I wasn’t sure, however, how well this would actually all play out in real life. I mean, kids are much more up with current trends than I am. It could be that bead necklaces are, like, totally last year. Or the kids think the beads are ugly, or aren’t interested in necklaces, and the whole thing falls apart.
But I couldn’t pass up the opportunity to try out a good idea, especially since All Outdoors just recently finished putting together a formalized program for middle schools, named, (in a stroke of genious by Gregg Armstrong), the All Outdoors Floating Classroom.
This last trip with San Dominico from Marin was the perfect time to test out some of our team building ideas for our new outdoor education program. And much to my pleasant surprise, those ideas and the trip itself were a total success. From the very beginning, the kids were totally enthusiastic and motivated, taking their bead necklaces with pride and starting right away being as helpful as possible as they could in order to earn those first beads. (Guides with the most colorful, prettiest beads were especially keen on the whole idea within a few hours.)

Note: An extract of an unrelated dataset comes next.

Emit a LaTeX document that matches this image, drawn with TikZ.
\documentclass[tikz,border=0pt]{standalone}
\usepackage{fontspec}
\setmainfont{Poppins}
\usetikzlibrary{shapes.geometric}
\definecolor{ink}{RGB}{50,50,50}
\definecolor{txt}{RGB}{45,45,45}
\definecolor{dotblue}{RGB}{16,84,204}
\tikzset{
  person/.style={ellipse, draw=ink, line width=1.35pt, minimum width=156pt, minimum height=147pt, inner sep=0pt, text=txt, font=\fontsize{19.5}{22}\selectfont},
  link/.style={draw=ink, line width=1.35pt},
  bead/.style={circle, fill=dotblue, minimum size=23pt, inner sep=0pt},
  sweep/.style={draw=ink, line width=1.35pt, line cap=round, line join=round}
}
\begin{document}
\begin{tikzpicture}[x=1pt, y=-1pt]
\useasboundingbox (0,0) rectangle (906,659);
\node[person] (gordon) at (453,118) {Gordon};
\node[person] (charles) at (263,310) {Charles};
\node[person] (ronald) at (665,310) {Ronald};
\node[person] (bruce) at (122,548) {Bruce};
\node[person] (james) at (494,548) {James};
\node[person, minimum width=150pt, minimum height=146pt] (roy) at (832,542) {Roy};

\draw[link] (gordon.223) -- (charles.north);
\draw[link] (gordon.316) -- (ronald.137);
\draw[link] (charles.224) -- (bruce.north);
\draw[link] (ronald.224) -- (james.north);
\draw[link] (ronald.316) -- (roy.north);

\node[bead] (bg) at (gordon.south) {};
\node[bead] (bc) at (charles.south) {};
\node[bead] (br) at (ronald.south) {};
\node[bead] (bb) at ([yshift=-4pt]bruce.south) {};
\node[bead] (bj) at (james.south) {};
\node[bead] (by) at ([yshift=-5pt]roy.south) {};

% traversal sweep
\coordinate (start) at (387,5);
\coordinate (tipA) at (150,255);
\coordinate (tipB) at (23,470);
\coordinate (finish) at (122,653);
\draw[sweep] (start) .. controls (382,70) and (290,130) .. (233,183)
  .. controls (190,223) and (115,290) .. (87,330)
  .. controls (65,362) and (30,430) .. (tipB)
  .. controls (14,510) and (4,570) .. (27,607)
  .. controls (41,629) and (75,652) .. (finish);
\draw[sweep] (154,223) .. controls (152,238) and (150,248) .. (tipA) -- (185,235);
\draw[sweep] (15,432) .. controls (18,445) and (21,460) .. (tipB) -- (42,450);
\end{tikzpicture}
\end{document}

Even the Cookie Challenge went off without a hitch. Usually when you line people up and tell them to stick a cookie slathered in jelly on their forehead, they rightfully look at you like you may be just a little bit crazy. But these kids immediately rose to the challenge, some even repeatedly sticking cookies to their forehead until they successfully got it into their mouth.
The afternoon of the first day consisted of a few crazy hours with half the kids in inflatable kayaks. (Imagine four kayaks wrapped all within a few minutes of each other, guides yelling from a nearby eddy or shore with instructions of how to get off the rock.) The students, of course, all thought it was just the funniest thing ever, sitting on a boulder in the middle of a rapid. “OK Sally, yeah…that’s funny. But really now, you should move to the front of the boat. OK, well… take your time.”

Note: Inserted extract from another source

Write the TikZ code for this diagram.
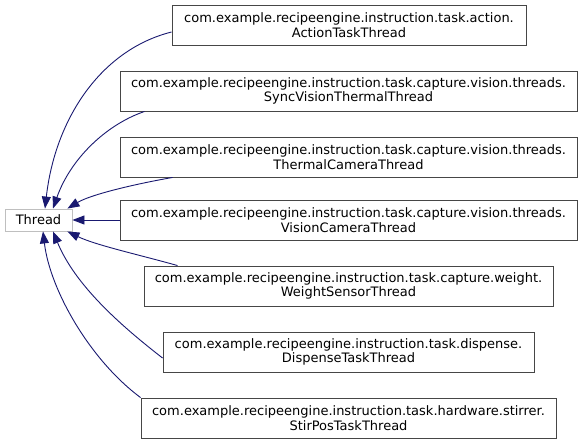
\documentclass[tikz,border=0pt]{standalone}
\usepackage{fontspec}
\setmainfont{DejaVu Sans}
\usetikzlibrary{arrows.meta}
\definecolor{EdgeBlue}{RGB}{25,25,112}
\definecolor{BaseGray}{RGB}{191,191,191}
\definecolor{ClassGray}{RGB}{70,70,70}

\begin{document}
\begin{tikzpicture}[
  x=1pt, y=-1pt,
  every node/.style={font=\fontsize{13}{14.5}\selectfont},
  base/.style={draw=BaseGray, fill=white, line width=0.9pt,
               minimum width=67pt, minimum height=22pt, inner sep=0pt},
  cls/.style={draw=ClassGray, fill=white, line width=0.9pt, align=center,
              minimum height=40pt, inner sep=0pt},
  inherit/.style={-{Triangle[length=12pt, width=9pt]}, draw=EdgeBlue, line width=0.9pt}
]
\useasboundingbox (0,0) rectangle (583,444);
\node[base] (thread) at (38.5,220) {Thread};
\node[cls, minimum width=354pt] (action) at (349,25) {com.example.recipeengine.instruction.task.action.\\ActionTaskThread};
\node[cls, minimum width=457pt] (sync) at (348.5,91) {com.example.recipeengine.instruction.task.capture.vision.threads.\\SyncVisionThermalThread};
\node[cls, minimum width=457pt] (thermal) at (348.5,157) {com.example.recipeengine.instruction.task.capture.vision.threads.\\ThermalCameraThread};
\node[cls, minimum width=457pt] (vision) at (348.5,220) {com.example.recipeengine.instruction.task.capture.vision.threads.\\VisionCameraThread};
\node[cls, minimum width=409pt] (weight) at (348.5,286) {com.example.recipeengine.instruction.task.capture.weight.\\WeightSensorThread};
\node[cls, minimum width=371pt] (dispense) at (348.5,352) {com.example.recipeengine.instruction.task.dispense.\\DispenseTaskThread};
\node[cls, minimum width=415pt] (stirpos) at (348.5,418) {com.example.recipeengine.instruction.task.hardware.stirrer.\\StirPosTaskThread};
% inheritance edges
\draw[inherit] ([yshift=-7pt]action.west) .. controls (100,50) and (55,120) .. ([xshift=6.5pt]thread.north);
\draw[inherit] ([xshift=25pt]sync.south west) .. controls (105,125) and (70,160) .. ([xshift=14.5pt]thread.north);
\draw[inherit] ([xshift=53pt]thermal.south west) .. controls (130,185) and (90,195) .. ([xshift=-5pt]thread.north east);
\draw[inherit] (vision.west) -- (thread.east);
\draw[inherit] ([xshift=34pt]weight.north west) .. controls (140,255) and (95,245) .. ([xshift=-5pt]thread.south east);
\draw[inherit] ([yshift=-6pt]dispense.west) .. controls (120,325) and (75,285) .. ([xshift=14.5pt]thread.south);
\draw[inherit] (stirpos.north west) .. controls (90,360) and (50,290) .. ([xshift=4.5pt]thread.south);
\end{tikzpicture}
\end{document}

At camp we had a few arts and crafts going while some motivated students helped with dinner in order to grow their collection of beads. Before leaving for some more Class III, kids learned about local native Americans by playing a memorization game made up by guide Brad Riley, and worked together as a team to make it through the “Spider Web.”
All in all a very fun trip… Almost every student on the trip was a willing and excited participant in every part of the trip– on the river and off. We would have group discussions after each activity to discuss what was learned, and hands were always raised with thoughtful things to say. So rewarding! I can’t wait to put some of those newly-tested ideas to use on our Floating Classroom trips next year.